Processo Lea Garofalo: la requisitoria del Pm
Il Procuratore della Repubblica Marcello Tatangelo ha chiesto l’assoluzione per Giuseppe Cosco e Massimo Sabatino. Confermati gli ergastoli per Carlo Cosco, Vito Cosco e Rosario Curcio. Per il collaboratore di giustizia Carmine Venturino chiesti 27 anni con attenuanti generiche.

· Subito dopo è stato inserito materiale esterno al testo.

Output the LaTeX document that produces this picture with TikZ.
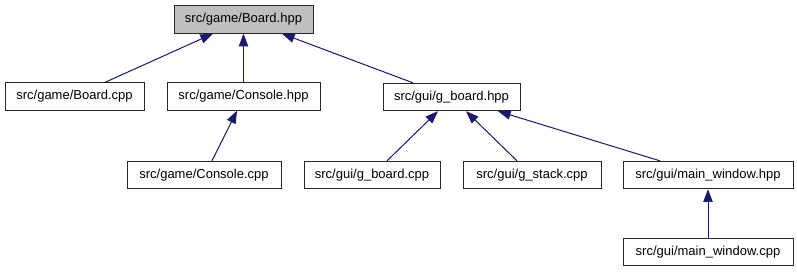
\documentclass[tikz,border=0pt]{standalone}
\usepackage{fontspec}
\setmainfont{Liberation Sans}
\usetikzlibrary{calc,arrows.meta}
\definecolor{edgeblue}{HTML}{191970}

\begin{document}
\begin{tikzpicture}[x=0.75pt,y=-0.75pt,
  file/.style={draw=black!85,line width=0.75pt,minimum height=20.5pt,inner sep=0pt,font=\fontsize{9.75}{11}\selectfont},
  dep/.style={edgeblue,line width=0.75pt,-{Triangle[length=9.5pt,width=7pt]}}]
\useasboundingbox (0,0) rectangle (797,272);
\node[file,fill=black!25,minimum width=104.25pt] (bhpp) at (243.5,19.5) {src/game/Board.hpp};
\node[file,minimum width=104.25pt] (bcpp) at (74.5,96.5) {src/game/Board.cpp};
\node[file,minimum width=114.75pt] (chpp) at (243.5,96.5) {src/game/Console.hpp};
\node[file,minimum width=102.75pt] (gbhpp) at (451.5,97) {src/gui/g\_board.hpp};
\node[file,minimum width=115.5pt] (ccpp) at (204,175) {src/game/Console.cpp};
\node[file,minimum width=102pt] (gbcpp) at (372,175) {src/gui/g\_board.cpp};
\node[file,minimum width=103.5pt] (gscpp) at (532,175) {src/gui/g\_stack.cpp};
\node[file,minimum width=127.5pt] (mwhpp) at (708,175) {src/gui/main\_window.hpp};
\node[file,minimum width=127.5pt] (mwcpp) at (708,252) {src/gui/main\_window.cpp};

\draw[dep] ($(bcpp.north)+(30.5,0)$) -- ($(bhpp.south)+(-30.5,0)$);
\draw[dep] (chpp.north) -- (bhpp.south);
\draw[dep] ($(gbhpp.north)+(-38.5,0)$) -- ($(bhpp.south)+(38.5,0)$);
\draw[dep] ($(ccpp.north)+(8,0)$) -- ($(chpp.south)+(-6.5,0)$);
\draw[dep] ($(gbcpp.north)+(15,0)$) -- ($(gbhpp.south)+(-13.5,0)$);
\draw[dep] ($(gscpp.north)+(-15,0)$) -- ($(gbhpp.south)+(14.5,0)$);
\draw[dep] ($(mwhpp.north)+(-48,0)$) -- ($(gbhpp.south)+(46.5,0)$);
\draw[dep] (mwcpp.north) -- (mwhpp.south);
\end{tikzpicture}
\end{document}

Di fronte ai sei giudici popolari fasciati dal tricolore e ai giudici della Corte d’Assise d’Appello del Tribunale di Milano, il Pm Marcello Tatangelo ha formulato la sua lunga requisitoria, costruita intorno al progetto criminoso di Carlo Cosco: “La volontà di Carlo Cosco era una sola, uccidere l’ex compagna Lea Garofalo e far sparire il corpo; il fatto che cambi modalità operative non significa che siano diversi progetti criminali”. Con queste parole il Pm ha voluto dimostrare l’assoluta premeditazione dell’omicidio della donna, rapita, uccisa e bruciata tra Milano e hinterland la notte del 24 Novembre 2009, per quei codici di onore e disonore che vigono all’interno della ‘ndrangheta.
La colpa di Lea Garofalo è stata quella di aver lasciato un uomo violento quando lui era in prigione; “privarlo della figlia e lasciarlo durante il suo periodo di detenzione in carcere equivale a un grandissimo disonore per chi ha una mentalità criminale”. Nessun raptus omicida, come sostenuto dalla difesa di Carlo Cosco, ma un piano premeditato adattato alle circostanze; prima in Calabria, poi l’aggressione a Campobasso con il finto tecnico della lavatrice Massimo Sabatino e infine a Milano; “Carlo Cosco è stato l’organizzatore di tutto e grazie alla sua perspicacia criminale, ha sfruttato ciclicamente le debolezze di Lea Garofalo e della figlia Denise; ha confessato parzialmente solo per scagionare gli altri e questo è inquinamento delle prove”.